Handwriting is the distinctive manner in which each person forms letters and words. Although typewriters and other devices are often used for recording language, much of the world's daily business and communication still depends on messages that are written by hand.
In many schools, children are first taught manuscript writing, or writing in which the letters are unconnected. Since manuscript writing closely resembles printed type, educators believe it is the easiest for children who are learning to read. Later they are taught cursive script, which can be written faster because letters of words are joined. Cursive script is the type of writing commonly used by adults for general correspondence, notes, and signatures.
Although everyone is taught a general type of script, each person develops unique writing characteristics. Individual writing differences are the basis for handwriting identification, which is sometimes important in law suits and crime detection.
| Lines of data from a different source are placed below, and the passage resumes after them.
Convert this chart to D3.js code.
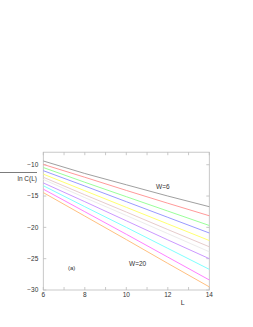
<!DOCTYPE html>
<html><head><meta charset="utf-8">
<script src="https://cdn.jsdelivr.net/npm/d3@7/dist/d3.min.js"></script>
<style>body{margin:0;background:#fff}svg{display:block}</style>
</head><body>
<script>
const Lvals = [6, 8, 10, 12, 14];
const seriesNames = ["W=6","s2","s3","s4","s5","s6","s7","s8","s9","s10","W=20"];
const seriesValues = [
  [-9.4, -11.4, -13.2, -15.0, -16.7],
  [-9.95, -12.0, -14.1, -16.15, -18.15],
  [-10.45, -12.8, -15.1, -17.4, -19.7],
  [-10.95, -13.4, -15.9, -18.4, -20.9],
  [-11.5, -14.15, -16.8, -19.45, -22.1],
  [-12.0, -14.8, -17.55, -20.35, -23.1],
  [-12.35, -15.25, -18.1, -21.0, -23.9],
  [-12.9, -15.9, -18.95, -22.0, -25.0],
  [-13.35, -16.7, -20.0, -23.35, -26.7],
  [-13.9, -17.5, -21.1, -24.75, -28.4],
  [-14.45, -18.2, -21.95, -25.75, -29.5]
];
const colors = ["#a0a0a0","#ff9a9a","#9aff9a","#9a9aff","#ffff70","#e6cccc","#ececec","#cc99ff","#80ffff","#ff80ff","#ffc080"];
const xTicks = [6, 8, 10, 12, 14];
const xMinor = [6,7,8,9,10,11,12,13,14];
const yTicks = [-10, -15, -20, -25, -30];

const W = 253, H = 327;
const pL = 43.3, pR = 209.3, pT = 152.2, pB = 290;
const svg = d3.select("body").append("svg").attr("width", W).attr("height", H);
const x = d3.scaleLinear().domain([6, 14]).range([pL, pR]);
const y = d3.scaleLinear().domain([-30, -8]).range([pB, pT]);
const font = "Liberation Sans, Arial, sans-serif";
const frame = "#bbbbbb";

svg.append("rect").attr("x", pL).attr("y", pT).attr("width", pR-pL).attr("height", pB-pT)
  .attr("fill","none").attr("stroke", frame).attr("stroke-width", 0.8);

// ticks
const tl = 3;
svg.append("g").selectAll("line").data(xMinor).join("line")
  .attr("x1", d=>x(d)).attr("x2", d=>x(d)).attr("y1", pB).attr("y2", pB-tl)
  .attr("stroke", frame).attr("stroke-width", 0.8);
svg.append("g").selectAll("line").data(xMinor).join("line")
  .attr("x1", d=>x(d)).attr("x2", d=>x(d)).attr("y1", pT).attr("y2", pT+tl)
  .attr("stroke", frame).attr("stroke-width", 0.8);
svg.append("g").selectAll("line").data(yTicks).join("line")
  .attr("x1", pL).attr("x2", pL+tl).attr("y1", d=>y(d)).attr("y2", d=>y(d))
  .attr("stroke", frame).attr("stroke-width", 0.8);
svg.append("g").selectAll("line").data(yTicks).join("line")
  .attr("x1", pR).attr("x2", pR-tl).attr("y1", d=>y(d)).attr("y2", d=>y(d))
  .attr("stroke", frame).attr("stroke-width", 0.8);

// tick labels
svg.append("g").selectAll("text").data(xTicks).join("text")
  .attr("x", d=>x(d)).attr("y", pB+7).attr("text-anchor","middle")
  .attr("font-family", font).attr("font-size", 6.5).attr("fill","#333")
  .text(d=>d);
svg.append("g").selectAll("text").data(yTicks).join("text")
  .attr("x", pL-5).attr("y", d=>y(d)+2.3).attr("text-anchor","end")
  .attr("font-family", font).attr("font-size", 6.5).attr("fill","#333")
  .text(d=>"\u2212"+Math.abs(d));

// lines
const line = d3.line().x((d,i)=>x(Lvals[i])).y(d=>y(d));
svg.append("g").selectAll("path").data(seriesValues).join("path")
  .attr("d", d=>line(d)).attr("fill","none")
  .attr("stroke", (d,i)=>colors[i]).attr("stroke-width", 1);

// labels
svg.append("line").attr("x1", 0).attr("x2", 37).attr("y1", 172.5).attr("y2", 172.5)
  .attr("stroke","#444").attr("stroke-width", 0.7);
svg.append("text").attr("x", 17.5).attr("y", 180.5).attr("font-family", font)
  .attr("font-size", 6.5).attr("fill","#333").text("ln C(L)");
svg.append("text").attr("x", 182.7).attr("y", 304.5).attr("text-anchor","middle")
  .attr("font-family", font).attr("font-size", 7).attr("fill","#333").text("L");
svg.append("text").attr("x", 156).attr("y", 188.5).attr("font-family", font)
  .attr("font-size", 6.5).attr("fill","#333").text("W=6");
svg.append("text").attr("x", 129).attr("y", 265.5).attr("font-family", font)
  .attr("font-size", 6.5).attr("fill","#333").text("W=20");
svg.append("text").attr("x", 68).attr("y", 270).attr("font-family", font)
  .attr("font-size", 6).attr("fill","#333").text("(a)");
</script>
</body></html>
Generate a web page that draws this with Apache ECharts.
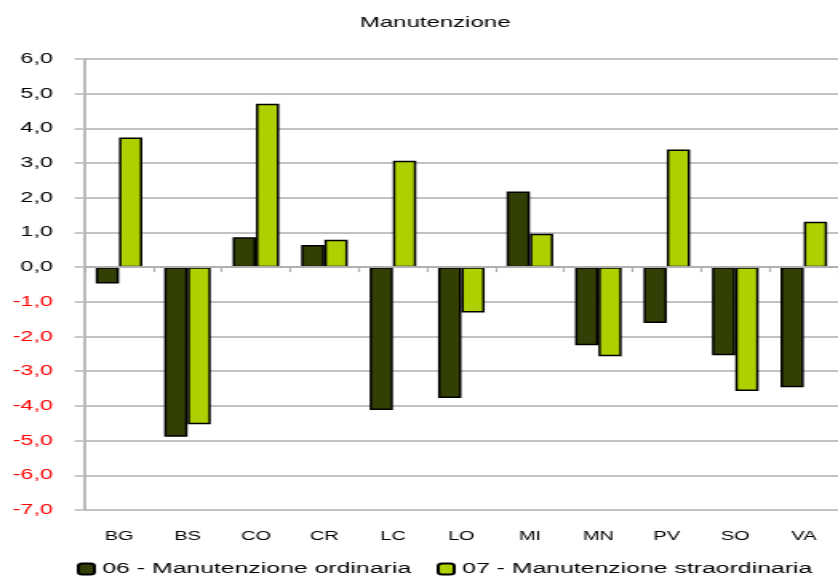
<!DOCTYPE html>
<html>
<head>
<meta charset="utf-8">
<script src="https://cdn.jsdelivr.net/npm/echarts@6/dist/echarts.min.js"></script>
<style>
  html, body { margin: 0; padding: 0; background: #fff; overflow: hidden; }
  /* the reference is a horizontally stretched picture, so draw narrow and stretch */
  #chart { width: 524px; height: 577px; transform: scaleX(1.59924); transform-origin: 0 0; }
</style>
</head>
<body>
<div id="chart"></div>
<script>
const categories = ["BG", "BS", "CO", "CR", "LC", "LO", "MI", "MN", "PV", "SO", "VA"]
const ordinaria = [-0.47, -4.89, 0.86, 0.64, -4.12, -3.77, 2.18, -2.25, -1.61, -2.54, -3.46]
const straordinaria = [3.74, -4.53, 4.71, 0.79, 3.07, -1.31, 0.96, -2.57, 3.39, -3.57, 1.31]
const seriesNames = ["06 - Manutenzione ordinaria", "07 - Manutenzione straordinaria"]

const font = "'Liberation Sans', Arial, sans-serif"
const gridColor = "#c2c2c2"
const axisColor = "#b0b0b0"

const chart = echarts.init(document.getElementById("chart"), undefined, { renderer: "canvas" })

chart.setOption({
  animation: false,
  backgroundColor: "#fff",
  title: {
    text: "Manutenzione",
    left: 225,
    top: 15,
    padding: 0,
    textStyle: { fontFamily: font, fontSize: 15, fontWeight: "normal", color: "#000" },
  },
  legend: {
    left: 48,
    top: 561,
    padding: 0,
    itemWidth: 10,
    itemHeight: 11,
    itemGap: 16,
    textStyle: { fontFamily: font, fontSize: 15.5, color: "#000" },
    data: seriesNames,
  },
  grid: { left: 53, right: -2.5, top: 59, bottom: 67, containLabel: false },
  xAxis: [
    {
      type: "category",
      data: categories,
      position: "bottom",
      axisLine: { show: false, onZero: false },
      axisTick: { show: false },
      axisLabel: { margin: 20, fontFamily: font, fontSize: 12.5, color: "#000" },
    },
    {
      // zero line with its small category ticks
      type: "category",
      data: categories,
      position: "top",
      z: 3,
      axisLine: { show: true, onZero: true, lineStyle: { color: axisColor, width: 2 } },
      axisTick: { show: true, inside: true, length: 5, lineStyle: { color: axisColor, width: 1.2 } },
      axisLabel: { show: false },
    },
  ],
  yAxis: {
    type: "value",
    min: -7,
    max: 6,
    interval: 1,
    axisLine: { show: true, lineStyle: { color: axisColor, width: 1.7 } },
    axisTick: { show: true, length: 6.25, lineStyle: { color: gridColor, width: 1.8 } },
    splitLine: { lineStyle: { color: gridColor, width: 1.8 } },
    axisLabel: {
      margin: 20,
      fontFamily: font,
      fontSize: 14.5,
      formatter: (v) => v.toFixed(1).replace(".", ","),
      color: (v) => (Number(v) < 0 ? "#ff0000" : "#000"),
    },
  },
  series: [
    {
      name: seriesNames[0],
      type: "bar",
      xAxisIndex: 0,
      barGap: "0%",
      barCategoryGap: "32%",
      itemStyle: { color: "#334005", borderColor: "#000", borderWidth: 1.5 },
      data: ordinaria,
    },
    {
      name: seriesNames[1],
      type: "bar",
      xAxisIndex: 0,
      itemStyle: { color: "#afcf00", borderColor: "#000", borderWidth: 1.5 },
      data: straordinaria,
    },
  ],
})
</script>
</body>
</html>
A handwriting specialist can usually tell if a note or signature has been written by a particular person by comparing it with known samples of the person's writing. Individual writing traits are also the basis for graphology, a study which attempts to analyze a person's character through a study of his handwriting.
History of Handwriting
Styles of handwriting have changed greatly through the centuries. The Latin script, from which most Western systems of handwriting developed, was originally based on square capital letters used for inscribing stone monuments. As people began writing on papyrus, parchment, and paper, the more practical cursive form of writing developed.
Notable styles of early medieval script include the Lombardic style in Italy, the Carolingian style in France, and the Anglo-Saxon style in England. In the late Middle Ages a style of script known as Gothic, or black-letter, became popular in Europe and greatly influenced printed type. During the Renaissance a comparatively simple and neat Italian script replaced the elaborate lettering of medieval scribes.
As the art of writing became widespread, handwriting styles became more adapted to practical use, and speed became a more important factor than appearance. Modern styles of script have continued to develop toward greater simplicity and practicality.